Egypt, Ethiopia to resume talks on Renaissance Dam on Aug. 26
Grand Ethiopian Renaissance Dam - AFP

CAIRO: Tripartite negotiations between Egypt, Ethiopia and Sudan over the Grand Ethiopian Renaissance Dam will resume from August 26-27 in Khartoum, according to Ahmed Faqih, the director of the department of trans-border rivers in the Ethiopian Ministry of Water and Energy, Anadolu reported Tuesday.

The resumption of negotiations follows a proposal from Egypt approved by Ethiopia and Sudan.

Ahmed said that negotiations will start from the point they ended at last time when they led to the formation of a committee from the three countries to study the dam’s hydrological, environmental, social and economic effects.

The negotiations were originally scheduled to be held on August 16 and 17 in Khartoum. However, the Ethiopian government sent Egypt a request asking for a delay in negotiations, Egypt’s Minister of Water Resources and Irrigation Hossam Moghazy said Saturday, according to MENA.

The Ethiopian government suggested that the tripartite discussion should be held after Aug. 21 because the first fixed time coincides with a Nile Basin Countries meeting. Egypt will not be part of the Nile Basin meetings due to its frozen membership after the signing of the Entebbe Agreement without Egypt and Sudan’s approval.

According to the Entebbe Agreement, four Nile Basin states (Uganda, Rwanda, Tanzania and Ethiopia) would take a larger water share of the Nile, which would affect both Sudan and Egypt. The latter two countries currently receive 90 percent of Nile water as dictated by a treaty signed by all Nile Basin Country member states in 1929, BBC reported May 14.

Construction of the Renaissance Dam sparked controversy between Ethiopia and Egypt when it began during the reign of former President Mohamed Morsi.
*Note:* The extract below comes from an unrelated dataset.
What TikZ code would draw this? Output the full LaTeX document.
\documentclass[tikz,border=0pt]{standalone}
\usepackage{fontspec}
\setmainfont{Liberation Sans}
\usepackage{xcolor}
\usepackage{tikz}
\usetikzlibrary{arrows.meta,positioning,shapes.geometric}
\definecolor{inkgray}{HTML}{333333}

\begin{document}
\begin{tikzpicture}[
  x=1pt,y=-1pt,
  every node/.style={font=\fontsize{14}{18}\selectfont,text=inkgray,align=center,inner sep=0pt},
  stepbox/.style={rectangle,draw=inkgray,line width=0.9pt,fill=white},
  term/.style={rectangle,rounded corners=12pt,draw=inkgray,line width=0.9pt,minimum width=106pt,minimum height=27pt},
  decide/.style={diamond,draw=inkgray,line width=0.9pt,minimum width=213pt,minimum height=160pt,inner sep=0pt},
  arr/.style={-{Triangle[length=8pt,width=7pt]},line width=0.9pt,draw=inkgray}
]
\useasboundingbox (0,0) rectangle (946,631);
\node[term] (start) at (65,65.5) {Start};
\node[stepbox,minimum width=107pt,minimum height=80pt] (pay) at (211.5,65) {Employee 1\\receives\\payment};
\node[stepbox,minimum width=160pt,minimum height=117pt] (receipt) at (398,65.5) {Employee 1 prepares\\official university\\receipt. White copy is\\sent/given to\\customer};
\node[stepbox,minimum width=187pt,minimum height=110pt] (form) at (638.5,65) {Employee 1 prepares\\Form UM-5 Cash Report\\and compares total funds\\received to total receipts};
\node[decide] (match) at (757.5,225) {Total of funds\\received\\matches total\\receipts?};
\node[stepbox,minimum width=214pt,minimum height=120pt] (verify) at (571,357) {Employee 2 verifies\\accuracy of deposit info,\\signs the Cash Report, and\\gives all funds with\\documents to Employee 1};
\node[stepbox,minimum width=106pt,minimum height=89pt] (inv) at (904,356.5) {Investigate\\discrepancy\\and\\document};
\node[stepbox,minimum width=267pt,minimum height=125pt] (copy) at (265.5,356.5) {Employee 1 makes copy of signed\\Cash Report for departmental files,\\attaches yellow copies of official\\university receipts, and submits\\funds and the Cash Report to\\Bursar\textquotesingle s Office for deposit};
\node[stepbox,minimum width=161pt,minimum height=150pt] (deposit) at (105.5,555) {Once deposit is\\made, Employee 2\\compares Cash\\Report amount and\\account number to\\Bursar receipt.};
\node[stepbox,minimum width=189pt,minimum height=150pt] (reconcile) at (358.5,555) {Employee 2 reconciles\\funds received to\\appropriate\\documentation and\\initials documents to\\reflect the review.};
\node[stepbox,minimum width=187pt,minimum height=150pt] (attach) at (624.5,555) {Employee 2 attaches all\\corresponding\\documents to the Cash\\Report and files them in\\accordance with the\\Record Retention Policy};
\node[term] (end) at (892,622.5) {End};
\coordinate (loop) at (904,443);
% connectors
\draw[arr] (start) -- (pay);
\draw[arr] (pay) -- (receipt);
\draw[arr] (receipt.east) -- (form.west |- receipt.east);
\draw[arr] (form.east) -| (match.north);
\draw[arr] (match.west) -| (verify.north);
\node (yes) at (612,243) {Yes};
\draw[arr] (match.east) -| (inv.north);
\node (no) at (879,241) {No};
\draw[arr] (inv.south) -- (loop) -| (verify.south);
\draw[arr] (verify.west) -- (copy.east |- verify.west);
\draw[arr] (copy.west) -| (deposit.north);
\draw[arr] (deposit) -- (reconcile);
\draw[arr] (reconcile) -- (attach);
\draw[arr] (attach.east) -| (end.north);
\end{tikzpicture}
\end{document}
As reported widely in media and made available on Youtube by Morsi’s Freedom and Justice Party, Morsi said in a speech at the Popular Conference on Egypt’s Rights to Nile Water in June 2013 that if Egypt’s share of Nile water decreases, “Egyptians’ blood will be the alternative.”

But Ethiopian relations have warmed since the beginning of the rule of current President Abdel Fatah al-Sisi.

Sisi discussed the controversial dam with Ethiopian Prime Minister Hailemariam Desalegn on the sidelines of the 23rd African Union (AU) Summit in Malabo on June 26, and agreed to form the tripartite dam committee, state-owned newspaper Al-Ahram reported.